Seeking Alpha reported that copper seemed to be in ample supply which has lead markets for copper slid south.
As quoted in the market news:
The supply of copper remains about the same as it was for 2010. It takes a very long time and costs a great deal of money to bring a new copper mine into production. Last fall, industry sources and investment company analysts forecast shortages and rapidly increasing prices for 2011. Many were forecasting a price of $11,000 a tonne by the third quarter. Prices seemed to be heading in that direction as copper crossed the $10,000 mark on February 2, 2011 and climbed a record high of $10,190 on February 14, 2011.

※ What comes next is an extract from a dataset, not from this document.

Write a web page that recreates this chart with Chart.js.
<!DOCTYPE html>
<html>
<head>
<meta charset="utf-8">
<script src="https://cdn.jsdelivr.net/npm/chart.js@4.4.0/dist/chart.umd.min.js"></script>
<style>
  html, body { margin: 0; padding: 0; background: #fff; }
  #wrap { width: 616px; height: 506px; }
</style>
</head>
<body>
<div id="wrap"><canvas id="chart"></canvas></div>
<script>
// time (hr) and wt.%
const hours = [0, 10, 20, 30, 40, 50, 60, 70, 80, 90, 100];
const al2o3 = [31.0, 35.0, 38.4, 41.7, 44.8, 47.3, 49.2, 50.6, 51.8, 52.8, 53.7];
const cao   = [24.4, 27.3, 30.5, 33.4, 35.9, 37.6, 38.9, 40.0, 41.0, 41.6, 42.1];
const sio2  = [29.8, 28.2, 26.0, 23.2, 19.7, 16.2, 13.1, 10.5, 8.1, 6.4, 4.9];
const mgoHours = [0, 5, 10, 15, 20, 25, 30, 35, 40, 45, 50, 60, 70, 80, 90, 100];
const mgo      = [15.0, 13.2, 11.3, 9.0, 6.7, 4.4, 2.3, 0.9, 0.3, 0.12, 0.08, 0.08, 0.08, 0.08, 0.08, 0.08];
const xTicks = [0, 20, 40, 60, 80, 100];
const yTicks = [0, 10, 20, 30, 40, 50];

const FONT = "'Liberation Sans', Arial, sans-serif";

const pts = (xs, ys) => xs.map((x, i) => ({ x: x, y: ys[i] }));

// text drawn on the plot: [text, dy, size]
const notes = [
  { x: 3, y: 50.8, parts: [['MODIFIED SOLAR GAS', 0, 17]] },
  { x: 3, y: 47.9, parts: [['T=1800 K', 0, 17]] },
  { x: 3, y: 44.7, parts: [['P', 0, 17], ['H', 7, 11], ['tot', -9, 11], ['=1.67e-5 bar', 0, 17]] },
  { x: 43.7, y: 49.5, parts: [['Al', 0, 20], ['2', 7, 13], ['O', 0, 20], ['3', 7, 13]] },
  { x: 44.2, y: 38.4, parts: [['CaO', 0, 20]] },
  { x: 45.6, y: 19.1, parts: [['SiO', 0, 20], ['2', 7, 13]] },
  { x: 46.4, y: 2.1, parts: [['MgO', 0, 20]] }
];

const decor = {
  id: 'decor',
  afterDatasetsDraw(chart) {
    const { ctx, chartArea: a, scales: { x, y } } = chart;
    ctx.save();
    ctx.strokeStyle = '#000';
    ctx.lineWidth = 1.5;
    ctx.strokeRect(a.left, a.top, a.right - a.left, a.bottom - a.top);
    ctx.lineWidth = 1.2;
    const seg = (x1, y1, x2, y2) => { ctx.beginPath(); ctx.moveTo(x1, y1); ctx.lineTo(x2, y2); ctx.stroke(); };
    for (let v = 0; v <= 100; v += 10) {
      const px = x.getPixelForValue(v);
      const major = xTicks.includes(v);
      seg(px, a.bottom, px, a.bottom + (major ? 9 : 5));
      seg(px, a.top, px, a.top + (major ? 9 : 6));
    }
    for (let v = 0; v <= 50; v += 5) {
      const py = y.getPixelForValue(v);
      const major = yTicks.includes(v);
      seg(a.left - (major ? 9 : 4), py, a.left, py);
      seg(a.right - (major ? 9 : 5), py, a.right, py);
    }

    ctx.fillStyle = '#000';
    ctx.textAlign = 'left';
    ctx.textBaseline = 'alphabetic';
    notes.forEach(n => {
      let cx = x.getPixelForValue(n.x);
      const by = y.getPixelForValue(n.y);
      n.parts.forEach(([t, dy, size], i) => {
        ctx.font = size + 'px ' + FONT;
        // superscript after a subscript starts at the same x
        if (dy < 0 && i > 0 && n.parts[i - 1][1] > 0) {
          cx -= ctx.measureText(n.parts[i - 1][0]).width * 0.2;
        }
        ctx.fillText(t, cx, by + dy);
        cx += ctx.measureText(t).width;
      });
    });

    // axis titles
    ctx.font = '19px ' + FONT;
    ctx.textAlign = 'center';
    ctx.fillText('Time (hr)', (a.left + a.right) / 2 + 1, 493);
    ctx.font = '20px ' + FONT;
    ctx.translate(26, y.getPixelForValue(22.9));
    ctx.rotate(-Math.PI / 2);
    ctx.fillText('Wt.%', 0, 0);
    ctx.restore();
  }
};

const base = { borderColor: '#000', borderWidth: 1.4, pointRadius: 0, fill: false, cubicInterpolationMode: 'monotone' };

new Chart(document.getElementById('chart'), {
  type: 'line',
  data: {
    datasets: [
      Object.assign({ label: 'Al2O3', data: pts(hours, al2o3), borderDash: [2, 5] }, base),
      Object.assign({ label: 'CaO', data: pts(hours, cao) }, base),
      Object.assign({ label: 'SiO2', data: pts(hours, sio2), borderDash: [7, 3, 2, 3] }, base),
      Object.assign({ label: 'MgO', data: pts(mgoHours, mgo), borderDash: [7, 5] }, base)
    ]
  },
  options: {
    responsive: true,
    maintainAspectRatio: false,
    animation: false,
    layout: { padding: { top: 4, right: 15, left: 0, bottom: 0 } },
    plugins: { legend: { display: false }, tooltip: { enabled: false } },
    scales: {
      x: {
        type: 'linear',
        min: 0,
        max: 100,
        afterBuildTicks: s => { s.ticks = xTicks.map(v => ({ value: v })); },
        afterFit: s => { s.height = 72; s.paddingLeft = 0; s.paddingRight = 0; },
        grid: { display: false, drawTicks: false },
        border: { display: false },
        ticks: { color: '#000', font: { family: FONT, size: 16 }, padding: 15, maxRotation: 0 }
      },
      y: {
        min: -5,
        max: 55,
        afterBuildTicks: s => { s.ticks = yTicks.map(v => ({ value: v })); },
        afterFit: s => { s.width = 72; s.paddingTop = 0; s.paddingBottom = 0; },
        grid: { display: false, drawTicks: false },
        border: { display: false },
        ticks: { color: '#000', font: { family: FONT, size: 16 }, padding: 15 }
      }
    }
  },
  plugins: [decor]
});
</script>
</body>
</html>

From there it began a slow uneven decline. It plummeted as August began, as did the equity markets, and on September 30 copper was down 30% for the year. The copper miners Freeport McMoRan Copper & Gold (FCX), Southern Copper Company (SCCO) and Ivanhoe Mining (IVN) fell to 50% of their February highs. IVN, while not a major copper producer at this time, is at work on the world’s largest undeveloped copper-gold project at Oyu Tolgoi, which is located in the South Gobi region of Mongolia. Rio Tinto (RIO) is a partner in this effort as is the government of Mongolia. Ivanhoe’s price is large part based on expectations of future earnings, which will start after commercial production begins in 2013.